▸ THE PROBLEM: Your task is to copy the lines between the line containing "Recreate this image" and the line containing "series_values = [s1, s2, s3, s4]", counting both of those lines, and to emit nothing more.

○ ○ ○ ○

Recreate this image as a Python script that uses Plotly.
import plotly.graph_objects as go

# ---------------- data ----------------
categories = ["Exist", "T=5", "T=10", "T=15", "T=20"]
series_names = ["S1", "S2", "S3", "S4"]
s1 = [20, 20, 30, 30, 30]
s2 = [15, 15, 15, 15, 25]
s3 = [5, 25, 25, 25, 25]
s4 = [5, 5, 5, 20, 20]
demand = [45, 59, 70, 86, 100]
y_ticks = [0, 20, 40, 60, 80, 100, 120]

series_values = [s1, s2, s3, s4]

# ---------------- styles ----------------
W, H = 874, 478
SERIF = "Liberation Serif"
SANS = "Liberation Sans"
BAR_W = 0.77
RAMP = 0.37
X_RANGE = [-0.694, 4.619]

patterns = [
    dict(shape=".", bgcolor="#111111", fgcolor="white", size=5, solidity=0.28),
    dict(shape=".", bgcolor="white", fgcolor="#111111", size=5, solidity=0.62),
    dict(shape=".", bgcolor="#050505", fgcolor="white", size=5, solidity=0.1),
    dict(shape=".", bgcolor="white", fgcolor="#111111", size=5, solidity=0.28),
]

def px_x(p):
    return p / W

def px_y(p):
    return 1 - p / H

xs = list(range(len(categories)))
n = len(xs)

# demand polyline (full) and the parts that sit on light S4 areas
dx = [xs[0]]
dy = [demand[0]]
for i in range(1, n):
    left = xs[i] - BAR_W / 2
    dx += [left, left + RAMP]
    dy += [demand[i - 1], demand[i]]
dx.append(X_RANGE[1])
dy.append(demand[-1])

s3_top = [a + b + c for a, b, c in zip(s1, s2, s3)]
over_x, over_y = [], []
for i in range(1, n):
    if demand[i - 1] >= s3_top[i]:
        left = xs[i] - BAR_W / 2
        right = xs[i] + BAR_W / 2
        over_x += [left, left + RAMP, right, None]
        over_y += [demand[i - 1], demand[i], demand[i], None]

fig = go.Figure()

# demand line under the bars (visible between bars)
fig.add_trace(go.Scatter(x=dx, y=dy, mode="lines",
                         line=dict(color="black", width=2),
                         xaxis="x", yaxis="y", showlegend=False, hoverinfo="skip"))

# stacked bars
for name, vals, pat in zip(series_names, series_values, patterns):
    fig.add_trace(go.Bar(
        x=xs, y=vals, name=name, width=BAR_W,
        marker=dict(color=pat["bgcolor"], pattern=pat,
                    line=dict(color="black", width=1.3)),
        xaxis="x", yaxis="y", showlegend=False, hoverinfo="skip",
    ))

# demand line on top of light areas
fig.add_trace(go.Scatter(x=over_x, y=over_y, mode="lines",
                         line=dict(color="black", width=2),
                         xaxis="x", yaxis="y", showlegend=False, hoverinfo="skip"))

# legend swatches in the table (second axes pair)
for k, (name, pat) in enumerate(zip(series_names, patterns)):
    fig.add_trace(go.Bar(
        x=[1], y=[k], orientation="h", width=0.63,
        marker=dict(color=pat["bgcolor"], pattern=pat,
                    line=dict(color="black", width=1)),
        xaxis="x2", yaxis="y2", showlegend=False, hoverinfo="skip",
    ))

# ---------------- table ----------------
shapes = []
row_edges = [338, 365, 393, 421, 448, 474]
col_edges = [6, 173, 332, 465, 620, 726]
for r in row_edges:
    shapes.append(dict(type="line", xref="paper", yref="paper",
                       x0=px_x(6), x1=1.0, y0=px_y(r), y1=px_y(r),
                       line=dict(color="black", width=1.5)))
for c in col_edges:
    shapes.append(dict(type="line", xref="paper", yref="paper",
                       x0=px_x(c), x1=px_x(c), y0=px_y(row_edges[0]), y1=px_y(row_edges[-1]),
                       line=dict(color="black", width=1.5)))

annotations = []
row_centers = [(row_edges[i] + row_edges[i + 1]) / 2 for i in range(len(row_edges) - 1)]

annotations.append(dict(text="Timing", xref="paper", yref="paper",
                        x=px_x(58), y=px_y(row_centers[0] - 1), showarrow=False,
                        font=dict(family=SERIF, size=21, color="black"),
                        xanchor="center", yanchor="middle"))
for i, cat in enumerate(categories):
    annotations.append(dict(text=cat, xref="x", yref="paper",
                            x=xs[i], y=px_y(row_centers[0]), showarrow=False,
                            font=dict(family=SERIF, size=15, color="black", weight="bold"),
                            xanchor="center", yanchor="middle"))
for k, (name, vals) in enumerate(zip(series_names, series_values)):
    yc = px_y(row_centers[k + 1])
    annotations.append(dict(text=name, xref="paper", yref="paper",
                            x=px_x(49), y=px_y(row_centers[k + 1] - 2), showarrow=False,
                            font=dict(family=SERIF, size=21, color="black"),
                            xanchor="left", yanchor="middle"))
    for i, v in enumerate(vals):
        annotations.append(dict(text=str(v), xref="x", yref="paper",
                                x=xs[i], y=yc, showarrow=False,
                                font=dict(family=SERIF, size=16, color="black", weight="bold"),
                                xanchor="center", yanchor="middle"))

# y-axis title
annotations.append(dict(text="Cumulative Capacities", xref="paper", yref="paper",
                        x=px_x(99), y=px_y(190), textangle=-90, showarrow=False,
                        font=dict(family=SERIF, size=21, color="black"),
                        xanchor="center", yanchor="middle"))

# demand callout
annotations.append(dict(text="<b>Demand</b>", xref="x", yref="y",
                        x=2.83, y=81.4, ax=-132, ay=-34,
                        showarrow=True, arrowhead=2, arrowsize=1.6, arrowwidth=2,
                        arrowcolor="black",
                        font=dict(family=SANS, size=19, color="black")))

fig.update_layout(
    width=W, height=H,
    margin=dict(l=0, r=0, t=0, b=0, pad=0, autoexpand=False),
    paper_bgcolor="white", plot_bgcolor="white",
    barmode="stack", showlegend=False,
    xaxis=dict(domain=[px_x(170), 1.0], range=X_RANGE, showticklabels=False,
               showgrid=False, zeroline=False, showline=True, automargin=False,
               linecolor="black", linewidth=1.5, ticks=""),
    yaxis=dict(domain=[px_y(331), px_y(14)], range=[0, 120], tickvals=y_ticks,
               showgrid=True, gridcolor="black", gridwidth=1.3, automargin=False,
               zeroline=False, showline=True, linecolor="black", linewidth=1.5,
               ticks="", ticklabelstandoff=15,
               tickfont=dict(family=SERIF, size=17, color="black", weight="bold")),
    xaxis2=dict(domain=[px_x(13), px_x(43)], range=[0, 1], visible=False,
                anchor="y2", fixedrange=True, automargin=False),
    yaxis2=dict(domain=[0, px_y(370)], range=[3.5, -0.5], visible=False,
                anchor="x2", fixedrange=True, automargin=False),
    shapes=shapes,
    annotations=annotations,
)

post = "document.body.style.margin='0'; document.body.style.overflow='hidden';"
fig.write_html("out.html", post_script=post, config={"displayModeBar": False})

○ ○ ○ ○

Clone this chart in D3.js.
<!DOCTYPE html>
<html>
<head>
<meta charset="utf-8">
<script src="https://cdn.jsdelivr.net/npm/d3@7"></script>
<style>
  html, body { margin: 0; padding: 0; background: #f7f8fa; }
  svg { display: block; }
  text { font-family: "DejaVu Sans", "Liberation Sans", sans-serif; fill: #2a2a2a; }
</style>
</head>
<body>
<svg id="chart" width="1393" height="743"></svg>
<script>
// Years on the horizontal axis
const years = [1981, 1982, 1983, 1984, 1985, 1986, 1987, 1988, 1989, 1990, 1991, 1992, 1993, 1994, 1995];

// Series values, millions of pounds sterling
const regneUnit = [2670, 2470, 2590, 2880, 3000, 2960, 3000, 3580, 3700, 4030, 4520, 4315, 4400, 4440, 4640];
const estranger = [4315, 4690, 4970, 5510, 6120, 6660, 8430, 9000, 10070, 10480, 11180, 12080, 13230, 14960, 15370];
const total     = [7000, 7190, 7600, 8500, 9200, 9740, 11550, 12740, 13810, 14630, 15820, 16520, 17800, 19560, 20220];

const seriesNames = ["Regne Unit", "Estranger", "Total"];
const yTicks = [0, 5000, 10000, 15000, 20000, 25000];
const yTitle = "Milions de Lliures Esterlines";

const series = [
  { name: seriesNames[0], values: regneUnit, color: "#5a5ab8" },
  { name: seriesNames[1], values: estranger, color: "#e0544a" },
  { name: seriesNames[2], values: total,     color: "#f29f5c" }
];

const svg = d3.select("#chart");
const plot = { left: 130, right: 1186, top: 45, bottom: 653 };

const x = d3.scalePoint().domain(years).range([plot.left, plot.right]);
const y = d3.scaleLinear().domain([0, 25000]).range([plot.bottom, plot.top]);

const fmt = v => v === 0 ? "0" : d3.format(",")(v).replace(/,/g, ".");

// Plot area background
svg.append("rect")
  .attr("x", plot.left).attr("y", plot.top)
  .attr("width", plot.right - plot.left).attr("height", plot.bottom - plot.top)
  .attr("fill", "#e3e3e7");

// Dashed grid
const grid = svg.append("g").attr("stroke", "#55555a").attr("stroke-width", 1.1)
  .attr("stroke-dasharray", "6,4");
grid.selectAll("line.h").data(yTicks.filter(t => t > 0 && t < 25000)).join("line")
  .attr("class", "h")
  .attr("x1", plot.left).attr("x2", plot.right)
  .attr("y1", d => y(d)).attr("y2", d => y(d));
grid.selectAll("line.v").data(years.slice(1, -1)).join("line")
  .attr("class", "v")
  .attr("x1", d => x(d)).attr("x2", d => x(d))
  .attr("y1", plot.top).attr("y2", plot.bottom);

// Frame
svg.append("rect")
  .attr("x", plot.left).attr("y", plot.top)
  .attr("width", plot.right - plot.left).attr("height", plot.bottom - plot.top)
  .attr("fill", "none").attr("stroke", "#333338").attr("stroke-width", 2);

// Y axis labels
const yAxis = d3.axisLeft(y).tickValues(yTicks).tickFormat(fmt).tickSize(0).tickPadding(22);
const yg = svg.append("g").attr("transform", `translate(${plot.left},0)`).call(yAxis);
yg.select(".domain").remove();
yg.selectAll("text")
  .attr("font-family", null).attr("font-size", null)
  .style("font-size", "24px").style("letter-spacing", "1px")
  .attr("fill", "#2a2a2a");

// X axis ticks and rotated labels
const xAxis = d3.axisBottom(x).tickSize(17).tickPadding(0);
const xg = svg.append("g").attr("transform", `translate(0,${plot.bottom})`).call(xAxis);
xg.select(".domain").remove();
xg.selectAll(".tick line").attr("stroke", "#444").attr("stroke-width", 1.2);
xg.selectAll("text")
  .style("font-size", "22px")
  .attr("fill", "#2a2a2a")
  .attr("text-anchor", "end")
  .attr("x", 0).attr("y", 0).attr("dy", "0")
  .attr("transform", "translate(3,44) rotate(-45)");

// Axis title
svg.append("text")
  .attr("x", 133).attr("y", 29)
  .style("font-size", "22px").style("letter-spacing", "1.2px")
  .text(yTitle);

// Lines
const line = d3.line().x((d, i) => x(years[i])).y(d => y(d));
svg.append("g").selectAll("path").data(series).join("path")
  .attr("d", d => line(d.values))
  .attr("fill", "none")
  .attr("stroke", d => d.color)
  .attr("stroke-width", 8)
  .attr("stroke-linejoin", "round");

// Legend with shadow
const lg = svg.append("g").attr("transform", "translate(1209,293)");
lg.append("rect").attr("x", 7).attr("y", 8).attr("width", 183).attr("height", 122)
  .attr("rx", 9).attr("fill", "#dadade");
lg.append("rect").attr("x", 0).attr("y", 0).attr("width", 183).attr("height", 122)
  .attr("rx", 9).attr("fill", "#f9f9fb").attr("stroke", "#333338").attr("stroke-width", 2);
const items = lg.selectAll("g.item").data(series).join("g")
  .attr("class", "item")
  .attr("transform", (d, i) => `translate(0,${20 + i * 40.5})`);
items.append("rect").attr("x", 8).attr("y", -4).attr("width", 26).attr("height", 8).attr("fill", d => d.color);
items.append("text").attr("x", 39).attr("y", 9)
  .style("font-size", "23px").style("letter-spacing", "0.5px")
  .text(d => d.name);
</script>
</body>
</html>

○ ○ ○ ○

▸ EXERCISE RESULT:
Recreate this image as a Python script that uses Plotly.
import plotly.graph_objects as go

# ---------------- data ----------------
categories = ["Exist", "T=5", "T=10", "T=15", "T=20"]
series_names = ["S1", "S2", "S3", "S4"]
s1 = [20, 20, 30, 30, 30]
s2 = [15, 15, 15, 15, 25]
s3 = [5, 25, 25, 25, 25]
s4 = [5, 5, 5, 20, 20]
demand = [45, 59, 70, 86, 100]
y_ticks = [0, 20, 40, 60, 80, 100, 120]

series_values = [s1, s2, s3, s4]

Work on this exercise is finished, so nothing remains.